Description of the task
Retype all of the data. Every line must match exactly.

Data segment
=-=-=

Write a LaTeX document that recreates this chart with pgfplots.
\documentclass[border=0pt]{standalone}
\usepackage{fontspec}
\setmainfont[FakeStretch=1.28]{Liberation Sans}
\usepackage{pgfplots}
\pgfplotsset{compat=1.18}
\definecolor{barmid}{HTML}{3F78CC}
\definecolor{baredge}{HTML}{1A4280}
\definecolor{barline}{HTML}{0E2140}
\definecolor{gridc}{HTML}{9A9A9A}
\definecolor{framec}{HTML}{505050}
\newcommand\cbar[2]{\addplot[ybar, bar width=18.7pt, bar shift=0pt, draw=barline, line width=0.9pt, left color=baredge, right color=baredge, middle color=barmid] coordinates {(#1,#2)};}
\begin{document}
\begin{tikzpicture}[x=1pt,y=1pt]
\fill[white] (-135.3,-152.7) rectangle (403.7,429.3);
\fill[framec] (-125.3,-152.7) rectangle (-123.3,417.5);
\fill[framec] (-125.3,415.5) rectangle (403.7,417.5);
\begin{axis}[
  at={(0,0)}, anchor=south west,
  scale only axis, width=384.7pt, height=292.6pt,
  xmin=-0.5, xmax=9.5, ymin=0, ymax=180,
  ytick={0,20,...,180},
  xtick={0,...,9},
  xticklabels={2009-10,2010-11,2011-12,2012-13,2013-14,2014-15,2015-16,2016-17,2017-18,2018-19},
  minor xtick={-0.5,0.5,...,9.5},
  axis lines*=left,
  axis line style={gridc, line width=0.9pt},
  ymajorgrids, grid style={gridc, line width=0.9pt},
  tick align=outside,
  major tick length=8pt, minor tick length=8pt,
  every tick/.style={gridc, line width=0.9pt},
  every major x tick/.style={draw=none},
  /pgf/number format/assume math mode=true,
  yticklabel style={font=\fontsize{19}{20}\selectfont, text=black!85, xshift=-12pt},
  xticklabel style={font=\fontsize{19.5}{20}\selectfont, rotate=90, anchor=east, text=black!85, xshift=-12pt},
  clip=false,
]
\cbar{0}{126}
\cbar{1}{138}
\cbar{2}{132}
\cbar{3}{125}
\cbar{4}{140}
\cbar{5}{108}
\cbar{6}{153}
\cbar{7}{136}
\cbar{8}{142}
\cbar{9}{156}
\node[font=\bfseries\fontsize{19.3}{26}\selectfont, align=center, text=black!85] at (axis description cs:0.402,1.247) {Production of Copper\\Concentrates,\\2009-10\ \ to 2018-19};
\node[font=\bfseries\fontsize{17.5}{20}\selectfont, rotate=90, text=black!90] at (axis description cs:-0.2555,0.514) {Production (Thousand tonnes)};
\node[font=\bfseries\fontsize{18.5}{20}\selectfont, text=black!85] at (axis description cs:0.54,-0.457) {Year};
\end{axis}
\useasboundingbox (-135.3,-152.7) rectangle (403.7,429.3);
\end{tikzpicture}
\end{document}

=-=-=

Response to this exercise
Write a LaTeX document that recreates this chart with pgfplots.
\documentclass[border=0pt]{standalone}
\usepackage{fontspec}
\setmainfont[FakeStretch=1.28]{Liberation Sans}
\usepackage{pgfplots}
\pgfplotsset{compat=1.18}
\definecolor{barmid}{HTML}{3F78CC}
\definecolor{baredge}{HTML}{1A4280}
\definecolor{barline}{HTML}{0E2140}
\definecolor{gridc}{HTML}{9A9A9A}
\definecolor{framec}{HTML}{505050}
\newcommand\cbar[2]{\addplot[ybar, bar width=18.7pt, bar shift=0pt, draw=barline, line width=0.9pt, left color=baredge, right color=baredge, middle color=barmid] coordinates {(#1,#2)};}
\begin{document}
\begin{tikzpicture}[x=1pt,y=1pt]
\fill[white] (-135.3,-152.7) rectangle (403.7,429.3);
\fill[framec] (-125.3,-152.7) rectangle (-123.3,417.5);
\fill[framec] (-125.3,415.5) rectangle (403.7,417.5);
\begin{axis}[
  at={(0,0)}, anchor=south west,
  scale only axis, width=384.7pt, height=292.6pt,
  xmin=-0.5, xmax=9.5, ymin=0, ymax=180,
  ytick={0,20,...,180},
  xtick={0,...,9},
  xticklabels={2009-10,2010-11,2011-12,2012-13,2013-14,2014-15,2015-16,2016-17,2017-18,2018-19},
  minor xtick={-0.5,0.5,...,9.5},
  axis lines*=left,
  axis line style={gridc, line width=0.9pt},
  ymajorgrids, grid style={gridc, line width=0.9pt},
  tick align=outside,
  major tick length=8pt, minor tick length=8pt,
  every tick/.style={gridc, line width=0.9pt},
  every major x tick/.style={draw=none},
  /pgf/number format/assume math mode=true,
  yticklabel style={font=\fontsize{19}{20}\selectfont, text=black!85, xshift=-12pt},
  xticklabel style={font=\fontsize{19.5}{20}\selectfont, rotate=90, anchor=east, text=black!85, xshift=-12pt},
  clip=false,
]
\cbar{0}{126}
\cbar{1}{138}
\cbar{2}{132}
\cbar{3}{125}
\cbar{4}{140}
\cbar{5}{108}
\cbar{6}{153}
\cbar{7}{136}
\cbar{8}{142}
\cbar{9}{156}
\node[font=\bfseries\fontsize{19.3}{26}\selectfont, align=center, text=black!85] at (axis description cs:0.402,1.247) {Production of Copper\\Concentrates,\\2009-10\ \ to 2018-19};
\node[font=\bfseries\fontsize{17.5}{20}\selectfont, rotate=90, text=black!90] at (axis description cs:-0.2555,0.514) {Production (Thousand tonnes)};
\node[font=\bfseries\fontsize{18.5}{20}\selectfont, text=black!85] at (axis description cs:0.54,-0.457) {Year};
\end{axis}
\useasboundingbox (-135.3,-152.7) rectangle (403.7,429.3);
\end{tikzpicture}
\end{document}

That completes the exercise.